Of course, when the new term of teaching started in September 2022, my priorities shifted – as I knew they would. The posts decreased to a still-consistent one-per-week, with the odd break every now and then, but it was a lot less than I had been writing. I really feel that the huge increase last summer helped to uplevel my craft, but it wasn’t sustainable without lots of work on backlogging blog posts.

And, if you don’t have the time for that – if you’re too busy actually living your life – then it’s not always going to be feasible. Nevertheless, I remained determined to keep up the habit and, up until recently, had been pretty consistent.

Then this happened

Teaching is such a full-time job. I love it, it is so satisfying and fulfilling and fun, but it does often get in the way of other aspects of your life. This is by no means surprising – I think most people know this going into the career – but with the sheer number of commitments you must make to the job, other priorities in life will inevitably shift your focus.

And that is no secret! I’ve blogged about this so many times before, but it’s always been with the idea that I can balance the job with other commitments. Well, sometimes your focus really does shift. As a teacher, you want your students to all do so well, and you really give your all to the job. As a result, you might find yourself staying slightly later than you’d intended so you can make positive phone calls to celebrate achievements. Other times, you might make yourself busy marking late into the night to ensure that students get the feedback that they need to move them on in their learning.
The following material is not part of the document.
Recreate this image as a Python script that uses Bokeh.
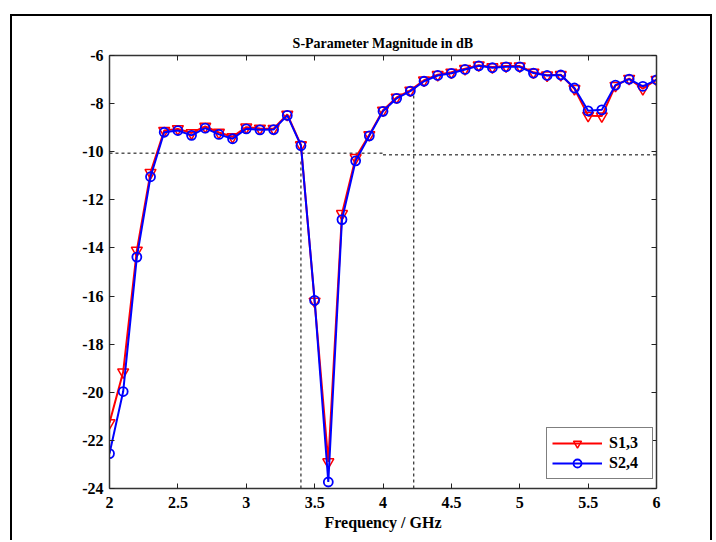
from bokeh.plotting import figure
from bokeh.models import LinearAxis, FixedTicker, Legend, LegendItem
from bokeh.embed import file_html
from bokeh.resources import INLINE

# ---- data ----
freq = [2.0, 2.1, 2.2, 2.3, 2.4, 2.5, 2.6, 2.7, 2.8, 2.9,
        3.0, 3.1, 3.2, 3.3, 3.4, 3.5, 3.6, 3.7, 3.8, 3.9,
        4.0, 4.1, 4.2, 4.3, 4.4, 4.5, 4.6, 4.7, 4.8, 4.9,
        5.0, 5.1, 5.2, 5.3, 5.4, 5.5, 5.6, 5.7, 5.8, 5.9, 6.0]
s13 = [-21.27, -19.16, -14.1, -10.87, -9.12, -9.05, -9.22, -8.95, -9.2, -9.38,
       -8.98, -9.03, -9.04, -8.45, -9.72, -16.22, -22.9, -12.58, -10.25, -9.3,
       -8.28, -7.74, -7.45, -7.03, -6.8, -6.7, -6.55, -6.4, -6.48, -6.44,
       -6.44, -6.7, -6.82, -6.8, -7.38, -8.5, -8.52, -7.25, -6.96, -7.38, -7.0]
s24 = [-22.55, -19.97, -14.38, -11.04, -9.19, -9.12, -9.32, -9.02, -9.28, -9.46,
       -9.05, -9.09, -9.08, -8.49, -9.75, -16.18, -23.73, -12.82, -10.38, -9.34,
       -8.32, -7.78, -7.48, -7.07, -6.83, -6.74, -6.58, -6.43, -6.51, -6.47,
       -6.47, -6.73, -6.83, -6.81, -7.35, -8.3, -8.26, -7.23, -6.98, -7.28, -7.01]

# dashed reference lines
h1_x = [2.0, 4.0]
h1_y = [-10.06, -10.06]
h2_x = [4.0, 6.0]
h2_y = [-10.13, -10.13]
v1_x = [3.4, 3.4]
v1_y = [-24.0, -10.3]
v2_x = [4.225, 4.225]
v2_y = [-24.0, -7.45]

x_ticks = [2, 2.5, 3, 3.5, 4, 4.5, 5, 5.5, 6]
x_labels = ["2", "2.5", "3", "3.5", "4", "4.5", "5", "5.5", "6"]
y_ticks = [-24, -22, -20, -18, -16, -14, -12, -10, -8, -6]
y_labels = ["-24", "-22", "-20", "-18", "-16", "-14", "-12", "-10", "-8", "-6"]

FONT = "Liberation Serif"
FS = "16px"

p = figure(width=702, height=526,
           x_range=(2, 6), y_range=(-24, -6),
           output_backend="svg", toolbar_location=None,
           min_border_left=97, min_border_right=58,
           min_border_top=39, min_border_bottom=54,
           title="S-Parameter Magnitude in dB",
           styles={"margin-left": "10px", "margin-top": "14px",
                   "border-left": "2px solid black",
                   "border-top": "2px solid black",
                   "border-right": "2px solid black"})
p.title.align = "center"
p.title.text_font = FONT
p.title.text_font_size = "14px"
p.title.text_font_style = "bold"
p.title.text_color = "black"

p.xgrid.visible = False
p.ygrid.visible = False
p.outline_line_color = None
p.background_fill_color = "white"
p.border_fill_color = "white"

def style_axis(ax, labels=True):
    ax.axis_line_color = "#333333"
    ax.axis_line_width = 1.5
    ax.major_tick_line_color = "#222222"
    ax.major_tick_line_width = 1
    ax.major_tick_in = 5
    ax.major_tick_out = 0
    ax.minor_tick_in = 0
    ax.minor_tick_out = 0
    ax.major_label_text_font = FONT
    ax.major_label_text_font_style = "bold"
    if labels:
        ax.major_label_text_font_size = FS
        ax.major_label_text_color = "black"
        ax.major_label_standoff = 6
    else:
        ax.major_label_text_font_size = "1px"
        ax.major_label_text_color = None
        ax.major_label_standoff = 0

p.xaxis.ticker = FixedTicker(ticks=x_ticks)
p.yaxis.ticker = FixedTicker(ticks=y_ticks)
p.xaxis.major_label_overrides = dict(zip(x_ticks, x_labels))
p.yaxis.major_label_overrides = dict(zip(y_ticks, y_labels))
style_axis(p.xaxis[0])
style_axis(p.yaxis[0])
p.xaxis.major_label_standoff = 8
p.xaxis.axis_label = "Frequency / GHz"
p.xaxis.axis_label_text_font = FONT
p.xaxis.axis_label_text_font_size = "16px"
p.xaxis.axis_label_text_font_style = "bold"
p.xaxis.axis_label_text_color = "black"
p.xaxis.axis_label_standoff = 3

top = LinearAxis(ticker=FixedTicker(ticks=x_ticks))
style_axis(top, labels=False)
top.major_label_standoff = 5
p.add_layout(top, "above")
right = LinearAxis(ticker=FixedTicker(ticks=y_ticks))
style_axis(right, labels=False)
p.add_layout(right, "right")

# dashed lines
for xs, ys in [(h1_x, h1_y), (h2_x, h2_y), (v1_x, v1_y), (v2_x, v2_y)]:
    p.line(xs, ys, line_color="black", line_width=1, line_dash="3 3")

# series
r1l = p.line(freq, s13, line_color="red", line_width=2)
r1s = p.scatter(freq, s13, marker="inverted_triangle", size=11,
                line_color="red", line_width=1.5, fill_color=None)
r2l = p.line(freq, s24, line_color="blue", line_width=2)
r2s = p.scatter(freq, s24, marker="circle", size=9,
                line_color="blue", line_width=1.8, fill_color=None)

legend = Legend(items=[LegendItem(label="S1,3", renderers=[r1l, r1s]),
                       LegendItem(label="S2,4", renderers=[r2l, r2s])],
                location=(437, 9))
legend.border_line_color = "black"
legend.border_line_width = 1
legend.background_fill_color = "white"
legend.background_fill_alpha = 1
legend.label_text_font = FONT
legend.label_text_font_size = FS
legend.label_text_font_style = "bold"
legend.label_text_color = "black"
legend.glyph_width = 50
legend.glyph_height = 20
legend.label_height = 20
legend.label_width = 38
legend.label_standoff = 7
legend.spacing = 0
legend.padding = 5
legend.margin = 0
p.add_layout(legend, "center")

open("out.html", "w").write(file_html(p, INLINE))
Whatever the reason, the amount of free time on your plate does shift.

When that gets overwhelming, that’s when teachers leave the profession. I will always reiterate that my school is supportive with marking policies and work load, so I’ve been fortunate enough to never feel too overwhelmed with the amount that needs doing. Regardless, I will never tire of that welcome feeling that comes with a half term. It gives you time to reassess and re-evaluate your priorities.

Re-evaluating my time

In an ideal world, we wouldn’t do anything unless it’s fun. What is the point in spending your time doing things that you don’t enjoy? I love writing – whether it’s creatively or for the blog – but if I had continued blogging this past month, when I had so much to get through at work, I’d have been miserable.

That isn’t to say that I had fallen out of love with blogging; much the opposite. If I had continued to put the extra hours into the full-time job, and then opted to stay behind a screen with my brain fully focused, I’d have fully burned myself out. Instead, by choosing to prioritise my health in the gym, or fulfilling my need for entertainment in front of a TV or with friends, I stayed sane while working hard.

Work smarter, not harder

In a meeting with my dissertation supervisor a few weeks ago (more on the part-time MA that I’ve taken on – later), she spoke about setting aside time every week where I ensure that I work on the MA, or else time will get away from me and I’ll have too much on to focus on the research. I’ve been wondering how to get that squeezed into my busy schedule ever since – like what the best methods might be.

Well, I then stumbled upon a video I’d watched a few months ago about scheduling time blocks into my calendar that lay out the commitments that I want to stick to. I’d already done this for ‘creative writing’ and ‘workout’, which pop up on my smart watch once a day, but had never thought to apply this to any other part of my life.

Moving forward, here’s the plan: I’ll pick a day of the week that’s less likely to be busy in my evenings and pencil in an hour and a half for blogging. Whether I stick to these time blocks will be up to me in the moment, but at least then I’m being reminded to make some progress.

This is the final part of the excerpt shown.